The reason for its longevity, Rodger said, could be attributed to the “feeling of universality” it possesses, which “allows it to rise beyond various years, beyond various social groups”. Agreeing, Moore added: “There are no confines. Icarus is not only looking for the modern and the now but instead for what people around Icarus are making regardless of any other draw or pull.”
Notwithstanding its name, Icarus has largely departed from the classical roots from which many Trinity publications germinated. “We’re in such an era of free verse,” Rodger says. Forms and ideas may have been freed from the strictness of the past but the same value is placed on skill and precision as in any other epoch. Both Moore and Rodger are interested “in quietudes, in subtlety,” in work that “feels very intentional, slowly created, created with thought and patience and new ideas”. Icarus accepts poems, short stories, essays, drama, visual art and work that blurs the boundaries between these categories: “It’s art – it includes any kind of creative surge.”

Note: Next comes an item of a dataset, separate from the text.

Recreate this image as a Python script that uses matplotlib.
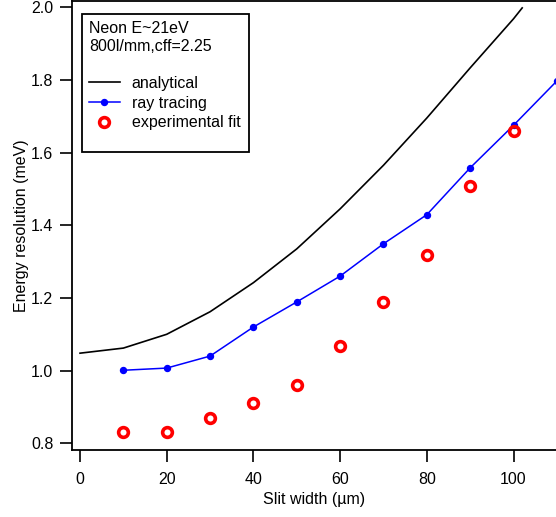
import matplotlib
matplotlib.use("Agg")
import matplotlib.pyplot as plt
from matplotlib.patches import Rectangle

plt.rcParams['font.family'] = ['Liberation Sans', 'DejaVu Sans']

# analytical curve
x_analytical = [0, 10, 20, 30, 40, 50, 60, 70, 80, 90, 100, 102]
y_analytical = [1.048, 1.062, 1.100, 1.162, 1.242, 1.335, 1.445, 1.565, 1.695, 1.833, 1.968, 1.998]

# ray tracing
x_ray = [10, 20, 30, 40, 50, 60, 70, 80, 90, 100, 110]
y_ray = [1.001, 1.007, 1.040, 1.120, 1.189, 1.260, 1.349, 1.429, 1.558, 1.675, 1.797]

# experimental fit
x_exp = [10, 20, 30, 40, 50, 60, 70, 80, 90, 100]
y_exp = [0.830, 0.830, 0.871, 0.910, 0.960, 1.069, 1.189, 1.318, 1.508, 1.659]

x_ticks = [0, 20, 40, 60, 80, 100]
y_ticks = [0.8, 1.0, 1.2, 1.4, 1.6, 1.8, 2.0]

fs = 11.5

fig = plt.figure(figsize=(5.56, 5.17), dpi=100)
ax = fig.add_axes([72 / 556, 67 / 517, 484 / 556, 449 / 517])

ax.plot(x_analytical, y_analytical, color='black', lw=1.2, label='analytical')
ax.plot(x_ray, y_ray, color='blue', lw=1.1, marker='o', markersize=4.3,
        label='ray tracing')
ax.plot(x_exp, y_exp, ls='none', marker='o', markersize=7, markerfacecolor='none',
        markeredgecolor='red', markeredgewidth=2.6, label='experimental fit')

ax.set_xlim(-1.85, 109.8)
ax.set_ylim(0.7816, 2.017)
ax.set_xticks(x_ticks)
ax.set_yticks(y_ticks)
ax.set_xticklabels([str(v) for v in x_ticks])
ax.set_yticklabels(['%.1f' % v for v in y_ticks])

for s in ax.spines.values():
    s.set_linewidth(1.3)
ax.spines['right'].set_visible(False)

ax.tick_params(direction='out', length=8.5, width=1.2, labelsize=fs)
ax.tick_params(axis='x', pad=7)
ax.tick_params(axis='y', pad=5)

ax.set_xlabel('Slit width (\u00b5m)', fontsize=fs, labelpad=4)
ax.set_ylabel('Energy resolution (meV)', fontsize=fs, labelpad=1.5)

# legend box drawn separately (it has extra room at the bottom)
box = Rectangle((10 / 484, (450 - 152) / 449), 167 / 484, 138 / 449,
                transform=ax.transAxes, facecolor='white', edgecolor='black',
                linewidth=1.3, zorder=4.5)
ax.add_patch(box)

leg = ax.legend(title='Neon E~21eV\n800l/mm,cff=2.25\n', loc='upper left',
                bbox_to_anchor=(10 / 484, 1 - 13 / 449), borderaxespad=0,
                fontsize=fs, title_fontsize=fs, alignment='left',
                frameon=False,
                handlelength=1.9, handletextpad=0.75, labelspacing=0.3,
                borderpad=0.45)

fig.savefig('out.png', dpi=100)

We spoke about the impact social media has on literature. In the age of technology, when everyone has the power to publish their work online without restraint, we agreed that part of the beauty of the printed word is its tangibility, as opposed to unrestrained digital echo chambers. To be published in Icarus is no easy feat, unlike clicking ‘post’ on Instagram. The journal maintains the same standard of excellence as its ancestors and, as such, wants to provide the same opportunities granted to those who came before. Events will be an integral part of this co-editorship: “We want it to be that if you get into Icarus it means that you meet people – be it publishers, writers or other students on campus who have similar interests.” If ever a pairing was fated, you can trust it was Moore and Rodger. Their complementary visions coupled with their love of the written word make it clear that Icarus has fallen into the right hands.
The past has cemented Trinity’s pillar in the pantheon of literature. Icarus offers students an opportunity to add another. Moore was right in saying that “you don’t know who you could be publishing and what they could go on to do”. The editors of Kottabos and the Dublin University Magazine couldn’t have known what their contributors would go on to do, either.